United States v. Lindsey, the dishonorable failure to pay just debt case is now on line.  While prosecution in this case seems reasonable, I’m always concerned when the military begins to act as a debt collection agency.

United States v. Daniel, is an unpublished opinion about admission without objection of a photograph.

Appellant now contends that Special Agent Green could not properly authenticate the photographs because he had no personal knowledge that they were taken from appellant’s computer, and could not identify the photographs as depicting the assault1 because he only heard SC talk about it, yet SC was passed out when the photographs were taken. He also notes that there was no foundation laid as to how the photographs came into CGIS’s possession.

United States v. Marshall, __ M.J. ___ (C.A.A.F. 2009).
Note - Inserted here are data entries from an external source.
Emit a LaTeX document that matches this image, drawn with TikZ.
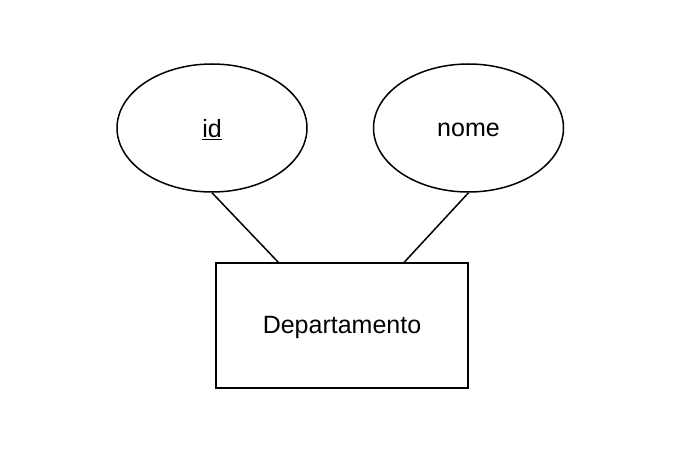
\documentclass[tikz,border=0pt]{standalone}
\usepackage{fontspec}
\setmainfont{Liberation Sans}
\usetikzlibrary{shapes.geometric,calc}
\begin{document}
\begin{tikzpicture}[x=1pt,y=1pt,
  lbl/.style={font=\fontsize{25}{28}\selectfont},
  attr/.style={ellipse,draw,line width=1.5pt,minimum width=190pt,minimum height=128pt,inner sep=0pt},
  ent/.style={rectangle,draw,line width=1.5pt,minimum width=252pt,minimum height=125pt,inner sep=0pt},
  link/.style={line width=1.5pt}]
\useasboundingbox (0,0) rectangle (681,461);
\fill[white] (0,0) rectangle (681,461);
\node[attr] (id) at (212,333) {};
\node[attr] (nome) at (468.5,333) {};
\node[ent] (dep) at (342,135.5) {};
\node[lbl] (idt) at ($(id.center)+(0,-2)$) {\underline{id}};
\node[lbl] (nomet) at ($(nome.center)+(0,-2)$) {nome};
\node[lbl] (dept) at ($(dep.center)+(0,-2)$) {Departamento};
\coordinate (a) at ($(dep.north west)+(63,0)$);
\coordinate (b) at ($(dep.north west)+(189,0)$);
\draw[link] (id.south) -- (a);
\draw[link] (nome.south) -- (b);
\end{tikzpicture}
\end{document}
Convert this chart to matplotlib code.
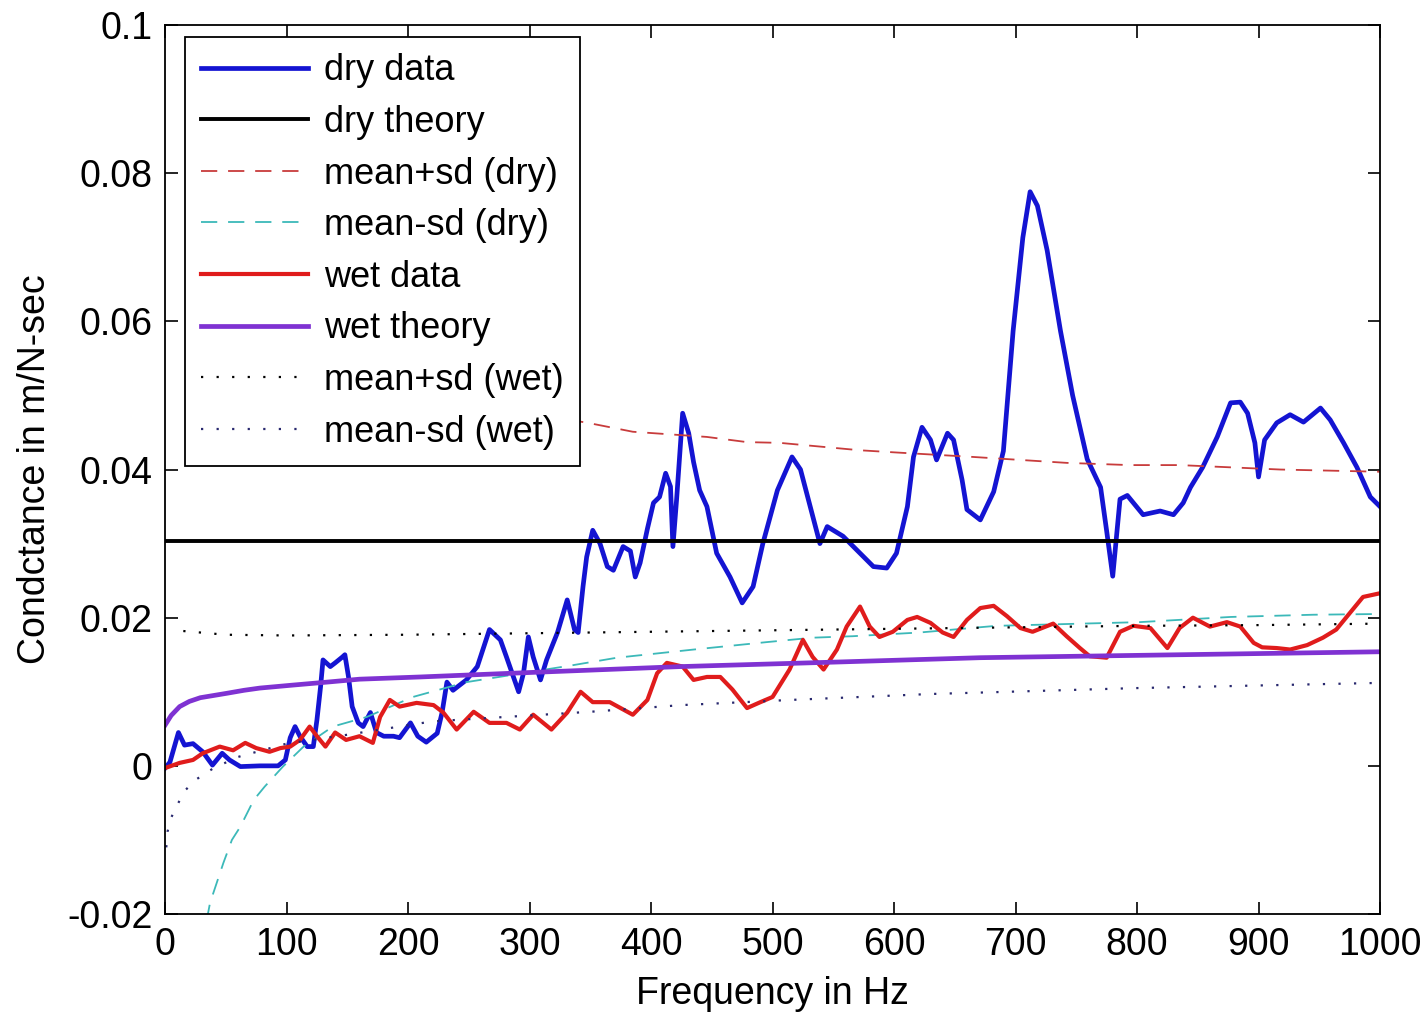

This is a fatal variance case.

Appellant pled not guilty to escaping from the custody of Captain (CPT) Kreitman but was convicted, by exceptions and substitutions, of escaping from the custody of Staff Sergeant (SSG) Fleming. We granted review to consider whether the military judge’s findings created a fatal variance. We hold that it did.

The Naval Criminal Investigative Service is concluding a pilot program of recorded suspect interviews.

From experience viewing this video-recorded interviews all of the military services should adopt the practice.

Thomas P. Sullivan has put together a wonderful publication which documents the history and current status of recorded suspect interviews not just in the United States but in other countries.  His monograph is the best argument for recording interviews.  He has other publications along the same theme.